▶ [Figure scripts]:
↓
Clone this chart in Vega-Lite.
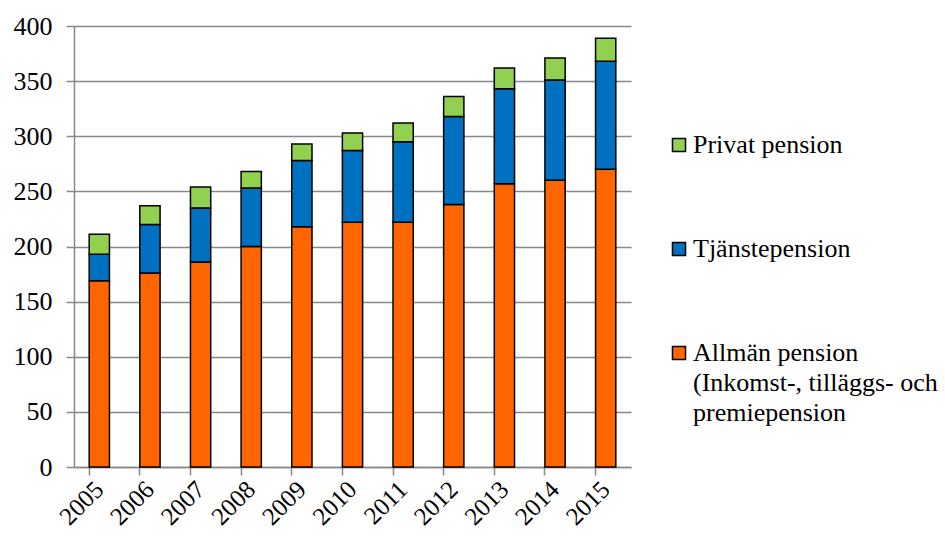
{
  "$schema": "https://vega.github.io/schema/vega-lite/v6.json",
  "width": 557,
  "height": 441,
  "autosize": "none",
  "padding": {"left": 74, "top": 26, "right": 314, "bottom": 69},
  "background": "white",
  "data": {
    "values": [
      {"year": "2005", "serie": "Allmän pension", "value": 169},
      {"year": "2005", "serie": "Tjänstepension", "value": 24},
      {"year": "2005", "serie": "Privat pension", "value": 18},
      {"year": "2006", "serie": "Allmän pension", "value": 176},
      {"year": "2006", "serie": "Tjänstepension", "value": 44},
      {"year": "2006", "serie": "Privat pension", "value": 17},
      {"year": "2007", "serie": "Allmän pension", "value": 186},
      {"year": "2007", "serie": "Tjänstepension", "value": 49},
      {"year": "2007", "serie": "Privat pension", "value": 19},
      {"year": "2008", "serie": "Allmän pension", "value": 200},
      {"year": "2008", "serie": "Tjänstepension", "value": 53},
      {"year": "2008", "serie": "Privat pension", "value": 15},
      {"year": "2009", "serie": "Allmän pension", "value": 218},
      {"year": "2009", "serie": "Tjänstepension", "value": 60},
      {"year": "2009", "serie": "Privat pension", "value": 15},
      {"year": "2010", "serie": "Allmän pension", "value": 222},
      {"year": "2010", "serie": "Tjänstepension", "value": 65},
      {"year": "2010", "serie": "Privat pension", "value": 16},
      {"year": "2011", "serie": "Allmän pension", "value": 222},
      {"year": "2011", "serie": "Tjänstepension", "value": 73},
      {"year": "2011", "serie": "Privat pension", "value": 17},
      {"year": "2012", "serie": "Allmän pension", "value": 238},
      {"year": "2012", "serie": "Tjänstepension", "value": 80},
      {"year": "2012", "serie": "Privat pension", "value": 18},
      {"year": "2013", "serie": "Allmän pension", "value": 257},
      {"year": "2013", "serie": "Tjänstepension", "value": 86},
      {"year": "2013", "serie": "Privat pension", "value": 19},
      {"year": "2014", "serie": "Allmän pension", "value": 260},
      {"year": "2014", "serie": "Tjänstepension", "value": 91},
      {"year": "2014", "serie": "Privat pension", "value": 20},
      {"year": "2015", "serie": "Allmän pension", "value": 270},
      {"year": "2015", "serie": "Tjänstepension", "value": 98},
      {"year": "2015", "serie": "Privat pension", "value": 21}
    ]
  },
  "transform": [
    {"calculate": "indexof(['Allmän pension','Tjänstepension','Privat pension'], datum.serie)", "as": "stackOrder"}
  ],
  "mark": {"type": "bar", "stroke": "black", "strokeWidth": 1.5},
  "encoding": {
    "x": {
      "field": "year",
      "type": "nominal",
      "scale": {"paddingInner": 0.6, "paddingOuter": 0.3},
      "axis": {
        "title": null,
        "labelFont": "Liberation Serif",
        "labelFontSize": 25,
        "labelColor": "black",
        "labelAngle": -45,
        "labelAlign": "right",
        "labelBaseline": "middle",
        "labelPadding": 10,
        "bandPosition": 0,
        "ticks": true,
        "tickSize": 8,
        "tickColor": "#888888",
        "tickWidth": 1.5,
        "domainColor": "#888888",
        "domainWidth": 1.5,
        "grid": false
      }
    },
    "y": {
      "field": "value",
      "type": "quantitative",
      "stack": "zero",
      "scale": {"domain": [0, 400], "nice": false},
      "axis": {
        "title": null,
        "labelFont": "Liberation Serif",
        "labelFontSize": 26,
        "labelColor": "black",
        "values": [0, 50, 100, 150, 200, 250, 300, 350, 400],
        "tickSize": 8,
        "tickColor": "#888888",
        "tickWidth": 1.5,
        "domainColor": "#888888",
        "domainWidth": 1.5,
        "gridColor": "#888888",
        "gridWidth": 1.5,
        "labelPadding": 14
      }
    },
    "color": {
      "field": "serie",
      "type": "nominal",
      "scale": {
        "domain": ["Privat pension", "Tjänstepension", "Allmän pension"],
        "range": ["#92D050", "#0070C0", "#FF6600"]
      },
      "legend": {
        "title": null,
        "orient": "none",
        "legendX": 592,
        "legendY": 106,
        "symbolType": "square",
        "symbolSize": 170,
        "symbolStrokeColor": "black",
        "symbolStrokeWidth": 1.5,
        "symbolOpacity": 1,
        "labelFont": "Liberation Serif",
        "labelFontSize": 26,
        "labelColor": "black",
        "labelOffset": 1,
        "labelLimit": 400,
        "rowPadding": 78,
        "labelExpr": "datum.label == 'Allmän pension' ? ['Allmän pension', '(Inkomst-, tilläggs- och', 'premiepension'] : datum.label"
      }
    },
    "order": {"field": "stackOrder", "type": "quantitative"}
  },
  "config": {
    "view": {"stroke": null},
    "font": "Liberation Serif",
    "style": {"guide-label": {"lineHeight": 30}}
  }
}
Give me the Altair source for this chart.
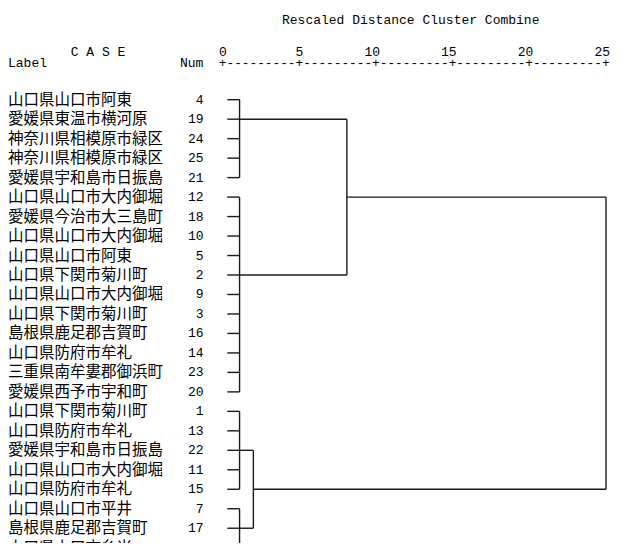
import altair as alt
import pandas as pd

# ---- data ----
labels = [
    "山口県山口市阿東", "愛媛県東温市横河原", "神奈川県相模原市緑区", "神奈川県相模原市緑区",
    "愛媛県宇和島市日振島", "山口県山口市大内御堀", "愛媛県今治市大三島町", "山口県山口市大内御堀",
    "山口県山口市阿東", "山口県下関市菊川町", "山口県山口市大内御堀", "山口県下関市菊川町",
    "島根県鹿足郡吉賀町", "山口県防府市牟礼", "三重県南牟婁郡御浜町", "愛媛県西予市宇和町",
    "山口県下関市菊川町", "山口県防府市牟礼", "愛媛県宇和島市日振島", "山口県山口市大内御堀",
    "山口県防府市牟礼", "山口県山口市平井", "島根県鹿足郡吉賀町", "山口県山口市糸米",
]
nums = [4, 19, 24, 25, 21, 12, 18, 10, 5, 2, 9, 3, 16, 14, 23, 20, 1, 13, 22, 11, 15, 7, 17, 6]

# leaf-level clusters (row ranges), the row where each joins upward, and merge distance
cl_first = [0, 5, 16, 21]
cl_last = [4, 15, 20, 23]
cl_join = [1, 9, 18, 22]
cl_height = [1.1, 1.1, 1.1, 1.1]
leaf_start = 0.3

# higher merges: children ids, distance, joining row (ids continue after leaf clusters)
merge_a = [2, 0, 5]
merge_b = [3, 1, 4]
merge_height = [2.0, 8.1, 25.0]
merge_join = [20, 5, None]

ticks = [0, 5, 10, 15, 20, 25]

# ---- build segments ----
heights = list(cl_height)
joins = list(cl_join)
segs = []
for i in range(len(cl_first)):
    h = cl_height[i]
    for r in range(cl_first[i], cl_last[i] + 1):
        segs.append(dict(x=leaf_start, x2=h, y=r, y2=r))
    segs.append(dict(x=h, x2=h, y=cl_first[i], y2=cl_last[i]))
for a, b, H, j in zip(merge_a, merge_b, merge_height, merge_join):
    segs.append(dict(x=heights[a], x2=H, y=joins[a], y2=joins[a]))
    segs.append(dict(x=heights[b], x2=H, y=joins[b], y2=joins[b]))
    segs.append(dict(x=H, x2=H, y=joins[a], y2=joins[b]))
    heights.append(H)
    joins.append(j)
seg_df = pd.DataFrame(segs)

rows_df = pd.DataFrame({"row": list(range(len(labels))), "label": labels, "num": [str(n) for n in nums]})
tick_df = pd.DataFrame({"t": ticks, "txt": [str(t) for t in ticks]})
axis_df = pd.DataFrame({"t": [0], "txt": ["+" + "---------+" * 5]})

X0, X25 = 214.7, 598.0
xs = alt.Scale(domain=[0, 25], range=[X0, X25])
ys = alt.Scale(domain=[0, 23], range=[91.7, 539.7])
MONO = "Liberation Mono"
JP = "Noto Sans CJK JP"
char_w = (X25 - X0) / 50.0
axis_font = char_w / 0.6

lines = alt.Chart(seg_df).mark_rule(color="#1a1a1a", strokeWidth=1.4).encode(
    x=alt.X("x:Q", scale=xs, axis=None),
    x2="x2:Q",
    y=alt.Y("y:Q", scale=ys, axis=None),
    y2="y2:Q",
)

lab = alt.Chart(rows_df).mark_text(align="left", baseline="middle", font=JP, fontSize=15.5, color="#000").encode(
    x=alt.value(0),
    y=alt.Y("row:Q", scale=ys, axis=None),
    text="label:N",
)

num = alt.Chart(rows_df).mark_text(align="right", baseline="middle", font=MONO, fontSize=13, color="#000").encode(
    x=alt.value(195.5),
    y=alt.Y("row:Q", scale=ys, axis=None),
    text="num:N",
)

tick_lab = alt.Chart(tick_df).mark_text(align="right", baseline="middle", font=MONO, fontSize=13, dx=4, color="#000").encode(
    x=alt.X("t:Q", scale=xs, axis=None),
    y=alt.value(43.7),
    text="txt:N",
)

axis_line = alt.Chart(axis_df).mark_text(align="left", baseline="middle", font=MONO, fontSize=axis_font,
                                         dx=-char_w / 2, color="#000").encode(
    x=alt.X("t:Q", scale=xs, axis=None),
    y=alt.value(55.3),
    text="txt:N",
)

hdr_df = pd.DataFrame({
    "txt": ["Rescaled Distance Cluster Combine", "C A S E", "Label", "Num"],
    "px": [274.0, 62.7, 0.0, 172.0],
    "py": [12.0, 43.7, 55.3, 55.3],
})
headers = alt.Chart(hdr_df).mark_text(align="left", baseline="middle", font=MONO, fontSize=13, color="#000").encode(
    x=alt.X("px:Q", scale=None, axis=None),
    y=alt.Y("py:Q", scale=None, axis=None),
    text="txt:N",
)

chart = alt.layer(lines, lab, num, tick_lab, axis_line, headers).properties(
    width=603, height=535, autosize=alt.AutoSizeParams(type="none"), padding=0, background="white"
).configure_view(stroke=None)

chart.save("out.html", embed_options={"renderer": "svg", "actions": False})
↑
▶ [Aim]: Skip the pictures and repeat, word for word, the lines from the one containing "Give me the Altair source for this chart." to the one containing "merge_join = [20, 5, None]", keeping both of those lines.

▶ [Solution for this problem]:
Give me the Altair source for this chart.
import altair as alt
import pandas as pd

# ---- data ----
labels = [
    "山口県山口市阿東", "愛媛県東温市横河原", "神奈川県相模原市緑区", "神奈川県相模原市緑区",
    "愛媛県宇和島市日振島", "山口県山口市大内御堀", "愛媛県今治市大三島町", "山口県山口市大内御堀",
    "山口県山口市阿東", "山口県下関市菊川町", "山口県山口市大内御堀", "山口県下関市菊川町",
    "島根県鹿足郡吉賀町", "山口県防府市牟礼", "三重県南牟婁郡御浜町", "愛媛県西予市宇和町",
    "山口県下関市菊川町", "山口県防府市牟礼", "愛媛県宇和島市日振島", "山口県山口市大内御堀",
    "山口県防府市牟礼", "山口県山口市平井", "島根県鹿足郡吉賀町", "山口県山口市糸米",
]
nums = [4, 19, 24, 25, 21, 12, 18, 10, 5, 2, 9, 3, 16, 14, 23, 20, 1, 13, 22, 11, 15, 7, 17, 6]

# leaf-level clusters (row ranges), the row where each joins upward, and merge distance
cl_first = [0, 5, 16, 21]
cl_last = [4, 15, 20, 23]
cl_join = [1, 9, 18, 22]
cl_height = [1.1, 1.1, 1.1, 1.1]
leaf_start = 0.3

# higher merges: children ids, distance, joining row (ids continue after leaf clusters)
merge_a = [2, 0, 5]
merge_b = [3, 1, 4]
merge_height = [2.0, 8.1, 25.0]
merge_join = [20, 5, None]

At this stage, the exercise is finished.